* [PROBLEM STATEMENT]: Write out the complete material exactly as it stands.

* [DATA SEGMENT]:
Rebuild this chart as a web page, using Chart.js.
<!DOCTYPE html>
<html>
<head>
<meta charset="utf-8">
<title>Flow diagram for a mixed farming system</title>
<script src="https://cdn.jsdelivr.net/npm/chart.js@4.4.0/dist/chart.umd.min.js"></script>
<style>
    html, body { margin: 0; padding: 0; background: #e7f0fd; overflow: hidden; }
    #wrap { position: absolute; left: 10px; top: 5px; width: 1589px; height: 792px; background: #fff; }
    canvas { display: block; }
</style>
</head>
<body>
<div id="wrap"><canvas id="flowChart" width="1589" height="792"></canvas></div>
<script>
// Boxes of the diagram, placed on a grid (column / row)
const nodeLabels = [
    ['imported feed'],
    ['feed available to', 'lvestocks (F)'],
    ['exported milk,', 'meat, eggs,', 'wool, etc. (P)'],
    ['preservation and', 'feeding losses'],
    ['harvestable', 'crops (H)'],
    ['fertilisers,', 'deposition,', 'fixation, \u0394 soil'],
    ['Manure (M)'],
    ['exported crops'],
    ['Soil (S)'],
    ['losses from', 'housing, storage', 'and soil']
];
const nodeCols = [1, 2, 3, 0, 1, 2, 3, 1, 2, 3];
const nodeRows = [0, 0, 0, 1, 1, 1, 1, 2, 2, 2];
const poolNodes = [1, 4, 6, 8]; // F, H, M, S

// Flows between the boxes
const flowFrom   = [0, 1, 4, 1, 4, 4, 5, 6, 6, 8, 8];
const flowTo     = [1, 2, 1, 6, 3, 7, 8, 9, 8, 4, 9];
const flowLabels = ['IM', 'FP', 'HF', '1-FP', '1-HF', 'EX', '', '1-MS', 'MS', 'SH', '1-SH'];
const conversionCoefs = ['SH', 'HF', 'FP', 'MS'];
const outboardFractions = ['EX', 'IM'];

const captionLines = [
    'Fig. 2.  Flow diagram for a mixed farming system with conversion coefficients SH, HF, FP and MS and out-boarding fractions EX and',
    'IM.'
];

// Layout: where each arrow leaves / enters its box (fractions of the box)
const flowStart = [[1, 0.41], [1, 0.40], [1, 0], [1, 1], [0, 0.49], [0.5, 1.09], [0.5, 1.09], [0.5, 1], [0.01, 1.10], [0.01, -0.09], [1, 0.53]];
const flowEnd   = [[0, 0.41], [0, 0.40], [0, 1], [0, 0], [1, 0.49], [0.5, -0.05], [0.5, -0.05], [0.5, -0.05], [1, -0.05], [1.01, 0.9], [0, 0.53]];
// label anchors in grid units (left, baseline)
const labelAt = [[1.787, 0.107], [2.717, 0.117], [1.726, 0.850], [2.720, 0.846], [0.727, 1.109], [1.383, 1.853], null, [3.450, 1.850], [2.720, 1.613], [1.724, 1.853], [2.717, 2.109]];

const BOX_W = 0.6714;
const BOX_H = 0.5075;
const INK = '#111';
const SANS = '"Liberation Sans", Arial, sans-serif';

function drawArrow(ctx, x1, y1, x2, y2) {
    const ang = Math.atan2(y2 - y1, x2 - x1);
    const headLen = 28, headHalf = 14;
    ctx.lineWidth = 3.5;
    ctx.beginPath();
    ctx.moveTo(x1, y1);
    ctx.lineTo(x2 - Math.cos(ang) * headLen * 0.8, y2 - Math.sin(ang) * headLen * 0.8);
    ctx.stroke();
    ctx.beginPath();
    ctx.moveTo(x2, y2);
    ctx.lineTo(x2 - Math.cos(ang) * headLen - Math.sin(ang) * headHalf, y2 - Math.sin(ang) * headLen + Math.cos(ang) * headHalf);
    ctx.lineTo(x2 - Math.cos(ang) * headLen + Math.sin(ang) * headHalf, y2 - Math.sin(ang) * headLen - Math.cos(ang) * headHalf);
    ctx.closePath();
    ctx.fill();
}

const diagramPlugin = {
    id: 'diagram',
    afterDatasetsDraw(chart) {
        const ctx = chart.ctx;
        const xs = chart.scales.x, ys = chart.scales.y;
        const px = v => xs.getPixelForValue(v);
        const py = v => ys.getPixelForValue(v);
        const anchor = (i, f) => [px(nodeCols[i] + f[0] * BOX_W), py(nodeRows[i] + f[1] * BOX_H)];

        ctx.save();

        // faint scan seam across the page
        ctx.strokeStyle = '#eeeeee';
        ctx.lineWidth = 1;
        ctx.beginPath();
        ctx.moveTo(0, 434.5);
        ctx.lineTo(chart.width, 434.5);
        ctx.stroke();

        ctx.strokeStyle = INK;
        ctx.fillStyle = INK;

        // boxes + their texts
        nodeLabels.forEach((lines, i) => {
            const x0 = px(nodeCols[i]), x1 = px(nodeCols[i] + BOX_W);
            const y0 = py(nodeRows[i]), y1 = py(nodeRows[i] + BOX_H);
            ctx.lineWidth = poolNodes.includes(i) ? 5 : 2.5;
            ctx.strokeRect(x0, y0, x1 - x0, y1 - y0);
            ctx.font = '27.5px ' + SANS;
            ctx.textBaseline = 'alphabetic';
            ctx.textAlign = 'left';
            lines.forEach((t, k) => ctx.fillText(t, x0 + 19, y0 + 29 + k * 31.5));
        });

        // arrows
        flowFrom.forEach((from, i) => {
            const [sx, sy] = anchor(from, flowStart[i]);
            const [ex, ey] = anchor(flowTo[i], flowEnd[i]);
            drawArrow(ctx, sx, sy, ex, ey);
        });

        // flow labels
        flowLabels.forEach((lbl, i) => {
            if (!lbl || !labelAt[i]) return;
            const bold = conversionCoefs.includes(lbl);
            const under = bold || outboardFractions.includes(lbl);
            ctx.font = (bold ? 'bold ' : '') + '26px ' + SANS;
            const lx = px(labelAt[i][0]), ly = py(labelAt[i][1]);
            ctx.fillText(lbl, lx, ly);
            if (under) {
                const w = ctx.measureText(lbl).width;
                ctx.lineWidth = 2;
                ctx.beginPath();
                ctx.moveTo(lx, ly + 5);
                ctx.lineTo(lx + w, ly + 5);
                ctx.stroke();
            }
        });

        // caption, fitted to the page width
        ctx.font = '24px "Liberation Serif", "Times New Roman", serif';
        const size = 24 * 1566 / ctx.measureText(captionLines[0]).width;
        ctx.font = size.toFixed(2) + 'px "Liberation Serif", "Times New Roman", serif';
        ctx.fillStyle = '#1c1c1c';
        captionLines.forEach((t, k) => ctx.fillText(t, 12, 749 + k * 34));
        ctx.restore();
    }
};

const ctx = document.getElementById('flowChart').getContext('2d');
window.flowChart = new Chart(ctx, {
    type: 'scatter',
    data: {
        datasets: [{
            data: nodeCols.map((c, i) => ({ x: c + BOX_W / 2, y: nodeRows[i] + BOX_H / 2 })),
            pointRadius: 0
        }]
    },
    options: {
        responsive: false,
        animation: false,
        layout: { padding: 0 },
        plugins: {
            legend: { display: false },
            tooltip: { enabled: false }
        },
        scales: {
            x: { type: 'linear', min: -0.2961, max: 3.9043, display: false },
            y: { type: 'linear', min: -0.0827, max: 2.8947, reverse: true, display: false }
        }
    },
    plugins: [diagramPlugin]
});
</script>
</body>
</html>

* [CORRECT ANSWER]:
Rebuild this chart as a web page, using Chart.js.
<!DOCTYPE html>
<html>
<head>
<meta charset="utf-8">
<title>Flow diagram for a mixed farming system</title>
<script src="https://cdn.jsdelivr.net/npm/chart.js@4.4.0/dist/chart.umd.min.js"></script>
<style>
    html, body { margin: 0; padding: 0; background: #e7f0fd; overflow: hidden; }
    #wrap { position: absolute; left: 10px; top: 5px; width: 1589px; height: 792px; background: #fff; }
    canvas { display: block; }
</style>
</head>
<body>
<div id="wrap"><canvas id="flowChart" width="1589" height="792"></canvas></div>
<script>
// Boxes of the diagram, placed on a grid (column / row)
const nodeLabels = [
    ['imported feed'],
    ['feed available to', 'lvestocks (F)'],
    ['exported milk,', 'meat, eggs,', 'wool, etc. (P)'],
    ['preservation and', 'feeding losses'],
    ['harvestable', 'crops (H)'],
    ['fertilisers,', 'deposition,', 'fixation, \u0394 soil'],
    ['Manure (M)'],
    ['exported crops'],
    ['Soil (S)'],
    ['losses from', 'housing, storage', 'and soil']
];
const nodeCols = [1, 2, 3, 0, 1, 2, 3, 1, 2, 3];
const nodeRows = [0, 0, 0, 1, 1, 1, 1, 2, 2, 2];
const poolNodes = [1, 4, 6, 8]; // F, H, M, S

// Flows between the boxes
const flowFrom   = [0, 1, 4, 1, 4, 4, 5, 6, 6, 8, 8];
const flowTo     = [1, 2, 1, 6, 3, 7, 8, 9, 8, 4, 9];
const flowLabels = ['IM', 'FP', 'HF', '1-FP', '1-HF', 'EX', '', '1-MS', 'MS', 'SH', '1-SH'];
const conversionCoefs = ['SH', 'HF', 'FP', 'MS'];
const outboardFractions = ['EX', 'IM'];

const captionLines = [
    'Fig. 2.  Flow diagram for a mixed farming system with conversion coefficients SH, HF, FP and MS and out-boarding fractions EX and',
    'IM.'
];

// Layout: where each arrow leaves / enters its box (fractions of the box)
const flowStart = [[1, 0.41], [1, 0.40], [1, 0], [1, 1], [0, 0.49], [0.5, 1.09], [0.5, 1.09], [0.5, 1], [0.01, 1.10], [0.01, -0.09], [1, 0.53]];
const flowEnd   = [[0, 0.41], [0, 0.40], [0, 1], [0, 0], [1, 0.49], [0.5, -0.05], [0.5, -0.05], [0.5, -0.05], [1, -0.05], [1.01, 0.9], [0, 0.53]];
// label anchors in grid units (left, baseline)
const labelAt = [[1.787, 0.107], [2.717, 0.117], [1.726, 0.850], [2.720, 0.846], [0.727, 1.109], [1.383, 1.853], null, [3.450, 1.850], [2.720, 1.613], [1.724, 1.853], [2.717, 2.109]];

const BOX_W = 0.6714;
const BOX_H = 0.5075;
const INK = '#111';
const SANS = '"Liberation Sans", Arial, sans-serif';

function drawArrow(ctx, x1, y1, x2, y2) {
    const ang = Math.atan2(y2 - y1, x2 - x1);
    const headLen = 28, headHalf = 14;
    ctx.lineWidth = 3.5;
    ctx.beginPath();
    ctx.moveTo(x1, y1);
    ctx.lineTo(x2 - Math.cos(ang) * headLen * 0.8, y2 - Math.sin(ang) * headLen * 0.8);
    ctx.stroke();
    ctx.beginPath();
    ctx.moveTo(x2, y2);
    ctx.lineTo(x2 - Math.cos(ang) * headLen - Math.sin(ang) * headHalf, y2 - Math.sin(ang) * headLen + Math.cos(ang) * headHalf);
    ctx.lineTo(x2 - Math.cos(ang) * headLen + Math.sin(ang) * headHalf, y2 - Math.sin(ang) * headLen - Math.cos(ang) * headHalf);
    ctx.closePath();
    ctx.fill();
}

const diagramPlugin = {
    id: 'diagram',
    afterDatasetsDraw(chart) {
        const ctx = chart.ctx;
        const xs = chart.scales.x, ys = chart.scales.y;
        const px = v => xs.getPixelForValue(v);
        const py = v => ys.getPixelForValue(v);
        const anchor = (i, f) => [px(nodeCols[i] + f[0] * BOX_W), py(nodeRows[i] + f[1] * BOX_H)];

        ctx.save();

        // faint scan seam across the page
        ctx.strokeStyle = '#eeeeee';
        ctx.lineWidth = 1;
        ctx.beginPath();
        ctx.moveTo(0, 434.5);
        ctx.lineTo(chart.width, 434.5);
        ctx.stroke();

        ctx.strokeStyle = INK;
        ctx.fillStyle = INK;

        // boxes + their texts
        nodeLabels.forEach((lines, i) => {
            const x0 = px(nodeCols[i]), x1 = px(nodeCols[i] + BOX_W);
            const y0 = py(nodeRows[i]), y1 = py(nodeRows[i] + BOX_H);
            ctx.lineWidth = poolNodes.includes(i) ? 5 : 2.5;
            ctx.strokeRect(x0, y0, x1 - x0, y1 - y0);
            ctx.font = '27.5px ' + SANS;
            ctx.textBaseline = 'alphabetic';
            ctx.textAlign = 'left';
            lines.forEach((t, k) => ctx.fillText(t, x0 + 19, y0 + 29 + k * 31.5));
        });

        // arrows
        flowFrom.forEach((from, i) => {
            const [sx, sy] = anchor(from, flowStart[i]);
            const [ex, ey] = anchor(flowTo[i], flowEnd[i]);
            drawArrow(ctx, sx, sy, ex, ey);
        });

        // flow labels
        flowLabels.forEach((lbl, i) => {
            if (!lbl || !labelAt[i]) return;
            const bold = conversionCoefs.includes(lbl);
            const under = bold || outboardFractions.includes(lbl);
            ctx.font = (bold ? 'bold ' : '') + '26px ' + SANS;
            const lx = px(labelAt[i][0]), ly = py(labelAt[i][1]);
            ctx.fillText(lbl, lx, ly);
            if (under) {
                const w = ctx.measureText(lbl).width;
                ctx.lineWidth = 2;
                ctx.beginPath();
                ctx.moveTo(lx, ly + 5);
                ctx.lineTo(lx + w, ly + 5);
                ctx.stroke();
            }
        });

        // caption, fitted to the page width
        ctx.font = '24px "Liberation Serif", "Times New Roman", serif';
        const size = 24 * 1566 / ctx.measureText(captionLines[0]).width;
        ctx.font = size.toFixed(2) + 'px "Liberation Serif", "Times New Roman", serif';
        ctx.fillStyle = '#1c1c1c';
        captionLines.forEach((t, k) => ctx.fillText(t, 12, 749 + k * 34));
        ctx.restore();
    }
};

const ctx = document.getElementById('flowChart').getContext('2d');
window.flowChart = new Chart(ctx, {
    type: 'scatter',
    data: {
        datasets: [{
            data: nodeCols.map((c, i) => ({ x: c + BOX_W / 2, y: nodeRows[i] + BOX_H / 2 })),
            pointRadius: 0
        }]
    },
    options: {
        responsive: false,
        animation: false,
        layout: { padding: 0 },
        plugins: {
            legend: { display: false },
            tooltip: { enabled: false }
        },
        scales: {
            x: { type: 'linear', min: -0.2961, max: 3.9043, display: false },
            y: { type: 'linear', min: -0.0827, max: 2.8947, reverse: true, display: false }
        }
    },
    plugins: [diagramPlugin]
});
</script>
</body>
</html>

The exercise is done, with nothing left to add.